• [Stated problem]: Reproduce the lines of the material exactly, excluding every image.

• [Provided material]:
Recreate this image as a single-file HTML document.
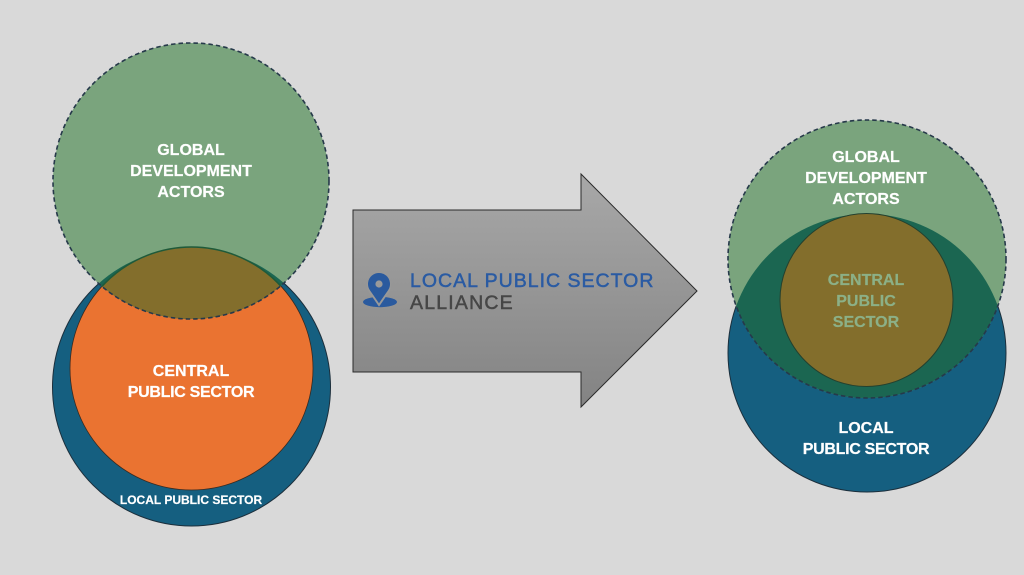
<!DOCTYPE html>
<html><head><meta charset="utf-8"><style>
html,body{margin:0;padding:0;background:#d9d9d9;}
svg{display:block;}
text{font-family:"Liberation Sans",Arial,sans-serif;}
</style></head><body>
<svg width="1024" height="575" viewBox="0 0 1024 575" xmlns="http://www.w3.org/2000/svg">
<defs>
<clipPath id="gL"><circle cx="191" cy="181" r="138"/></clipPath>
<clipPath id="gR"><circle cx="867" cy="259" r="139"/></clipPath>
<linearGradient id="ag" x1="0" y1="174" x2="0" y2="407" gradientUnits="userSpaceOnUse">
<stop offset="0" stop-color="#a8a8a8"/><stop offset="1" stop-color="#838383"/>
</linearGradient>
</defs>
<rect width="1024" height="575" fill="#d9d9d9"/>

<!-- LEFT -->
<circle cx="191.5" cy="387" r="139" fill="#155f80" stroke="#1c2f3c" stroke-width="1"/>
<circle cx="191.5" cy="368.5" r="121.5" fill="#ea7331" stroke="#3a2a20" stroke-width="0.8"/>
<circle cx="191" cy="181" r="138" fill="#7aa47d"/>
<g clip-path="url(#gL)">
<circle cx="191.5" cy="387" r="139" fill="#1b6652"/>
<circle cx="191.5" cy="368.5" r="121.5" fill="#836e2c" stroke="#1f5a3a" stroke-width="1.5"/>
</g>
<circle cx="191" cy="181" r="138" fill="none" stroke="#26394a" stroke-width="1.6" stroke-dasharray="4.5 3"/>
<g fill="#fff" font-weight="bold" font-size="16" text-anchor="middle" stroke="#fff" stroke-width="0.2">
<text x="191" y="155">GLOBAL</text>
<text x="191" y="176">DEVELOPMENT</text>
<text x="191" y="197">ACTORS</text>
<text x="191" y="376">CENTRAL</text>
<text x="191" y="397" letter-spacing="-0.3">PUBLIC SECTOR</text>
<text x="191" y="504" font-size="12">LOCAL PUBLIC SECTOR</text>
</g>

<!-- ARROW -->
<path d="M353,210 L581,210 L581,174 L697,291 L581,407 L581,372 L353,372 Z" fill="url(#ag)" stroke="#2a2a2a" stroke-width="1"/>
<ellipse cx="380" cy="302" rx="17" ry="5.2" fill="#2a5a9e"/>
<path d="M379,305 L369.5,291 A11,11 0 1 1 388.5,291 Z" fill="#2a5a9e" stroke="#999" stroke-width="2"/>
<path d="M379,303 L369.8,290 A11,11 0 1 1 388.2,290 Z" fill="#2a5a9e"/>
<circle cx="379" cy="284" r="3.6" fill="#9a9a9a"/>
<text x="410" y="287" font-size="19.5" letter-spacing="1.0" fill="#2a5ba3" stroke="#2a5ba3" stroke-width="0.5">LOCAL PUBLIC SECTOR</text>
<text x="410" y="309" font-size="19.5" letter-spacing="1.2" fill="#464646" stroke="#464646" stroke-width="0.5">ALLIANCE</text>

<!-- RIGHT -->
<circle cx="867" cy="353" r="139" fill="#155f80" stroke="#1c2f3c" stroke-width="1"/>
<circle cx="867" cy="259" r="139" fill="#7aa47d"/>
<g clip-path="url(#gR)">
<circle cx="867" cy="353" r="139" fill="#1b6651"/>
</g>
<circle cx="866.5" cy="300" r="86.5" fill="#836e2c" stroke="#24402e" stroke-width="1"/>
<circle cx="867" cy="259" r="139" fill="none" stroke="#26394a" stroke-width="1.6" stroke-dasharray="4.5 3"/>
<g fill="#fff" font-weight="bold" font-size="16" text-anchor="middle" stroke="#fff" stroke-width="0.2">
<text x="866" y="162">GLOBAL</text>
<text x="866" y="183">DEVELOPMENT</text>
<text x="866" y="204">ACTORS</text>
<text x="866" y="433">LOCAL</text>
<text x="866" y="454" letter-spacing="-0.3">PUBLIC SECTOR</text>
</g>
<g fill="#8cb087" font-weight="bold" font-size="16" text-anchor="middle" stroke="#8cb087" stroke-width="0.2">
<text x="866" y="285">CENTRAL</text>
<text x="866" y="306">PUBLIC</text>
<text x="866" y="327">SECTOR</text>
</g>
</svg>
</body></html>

• [Solution for this task]:
Recreate this image as a single-file HTML document.
<!DOCTYPE html>
<html><head><meta charset="utf-8"><style>
html,body{margin:0;padding:0;background:#d9d9d9;}
svg{display:block;}
text{font-family:"Liberation Sans",Arial,sans-serif;}
</style></head><body>
<svg width="1024" height="575" viewBox="0 0 1024 575" xmlns="http://www.w3.org/2000/svg">
<defs>
<clipPath id="gL"><circle cx="191" cy="181" r="138"/></clipPath>
<clipPath id="gR"><circle cx="867" cy="259" r="139"/></clipPath>
<linearGradient id="ag" x1="0" y1="174" x2="0" y2="407" gradientUnits="userSpaceOnUse">
<stop offset="0" stop-color="#a8a8a8"/><stop offset="1" stop-color="#838383"/>
</linearGradient>
</defs>
<rect width="1024" height="575" fill="#d9d9d9"/>

<!-- LEFT -->
<circle cx="191.5" cy="387" r="139" fill="#155f80" stroke="#1c2f3c" stroke-width="1"/>
<circle cx="191.5" cy="368.5" r="121.5" fill="#ea7331" stroke="#3a2a20" stroke-width="0.8"/>
<circle cx="191" cy="181" r="138" fill="#7aa47d"/>
<g clip-path="url(#gL)">
<circle cx="191.5" cy="387" r="139" fill="#1b6652"/>
<circle cx="191.5" cy="368.5" r="121.5" fill="#836e2c" stroke="#1f5a3a" stroke-width="1.5"/>
</g>
<circle cx="191" cy="181" r="138" fill="none" stroke="#26394a" stroke-width="1.6" stroke-dasharray="4.5 3"/>
<g fill="#fff" font-weight="bold" font-size="16" text-anchor="middle" stroke="#fff" stroke-width="0.2">
<text x="191" y="155">GLOBAL</text>
<text x="191" y="176">DEVELOPMENT</text>
<text x="191" y="197">ACTORS</text>
<text x="191" y="376">CENTRAL</text>
<text x="191" y="397" letter-spacing="-0.3">PUBLIC SECTOR</text>
<text x="191" y="504" font-size="12">LOCAL PUBLIC SECTOR</text>
</g>

<!-- ARROW -->
<path d="M353,210 L581,210 L581,174 L697,291 L581,407 L581,372 L353,372 Z" fill="url(#ag)" stroke="#2a2a2a" stroke-width="1"/>
<ellipse cx="380" cy="302" rx="17" ry="5.2" fill="#2a5a9e"/>
<path d="M379,305 L369.5,291 A11,11 0 1 1 388.5,291 Z" fill="#2a5a9e" stroke="#999" stroke-width="2"/>
<path d="M379,303 L369.8,290 A11,11 0 1 1 388.2,290 Z" fill="#2a5a9e"/>
<circle cx="379" cy="284" r="3.6" fill="#9a9a9a"/>
<text x="410" y="287" font-size="19.5" letter-spacing="1.0" fill="#2a5ba3" stroke="#2a5ba3" stroke-width="0.5">LOCAL PUBLIC SECTOR</text>
<text x="410" y="309" font-size="19.5" letter-spacing="1.2" fill="#464646" stroke="#464646" stroke-width="0.5">ALLIANCE</text>

<!-- RIGHT -->
<circle cx="867" cy="353" r="139" fill="#155f80" stroke="#1c2f3c" stroke-width="1"/>
<circle cx="867" cy="259" r="139" fill="#7aa47d"/>
<g clip-path="url(#gR)">
<circle cx="867" cy="353" r="139" fill="#1b6651"/>
</g>
<circle cx="866.5" cy="300" r="86.5" fill="#836e2c" stroke="#24402e" stroke-width="1"/>
<circle cx="867" cy="259" r="139" fill="none" stroke="#26394a" stroke-width="1.6" stroke-dasharray="4.5 3"/>
<g fill="#fff" font-weight="bold" font-size="16" text-anchor="middle" stroke="#fff" stroke-width="0.2">
<text x="866" y="162">GLOBAL</text>
<text x="866" y="183">DEVELOPMENT</text>
<text x="866" y="204">ACTORS</text>
<text x="866" y="433">LOCAL</text>
<text x="866" y="454" letter-spacing="-0.3">PUBLIC SECTOR</text>
</g>
<g fill="#8cb087" font-weight="bold" font-size="16" text-anchor="middle" stroke="#8cb087" stroke-width="0.2">
<text x="866" y="285">CENTRAL</text>
<text x="866" y="306">PUBLIC</text>
<text x="866" y="327">SECTOR</text>
</g>
</svg>
</body></html>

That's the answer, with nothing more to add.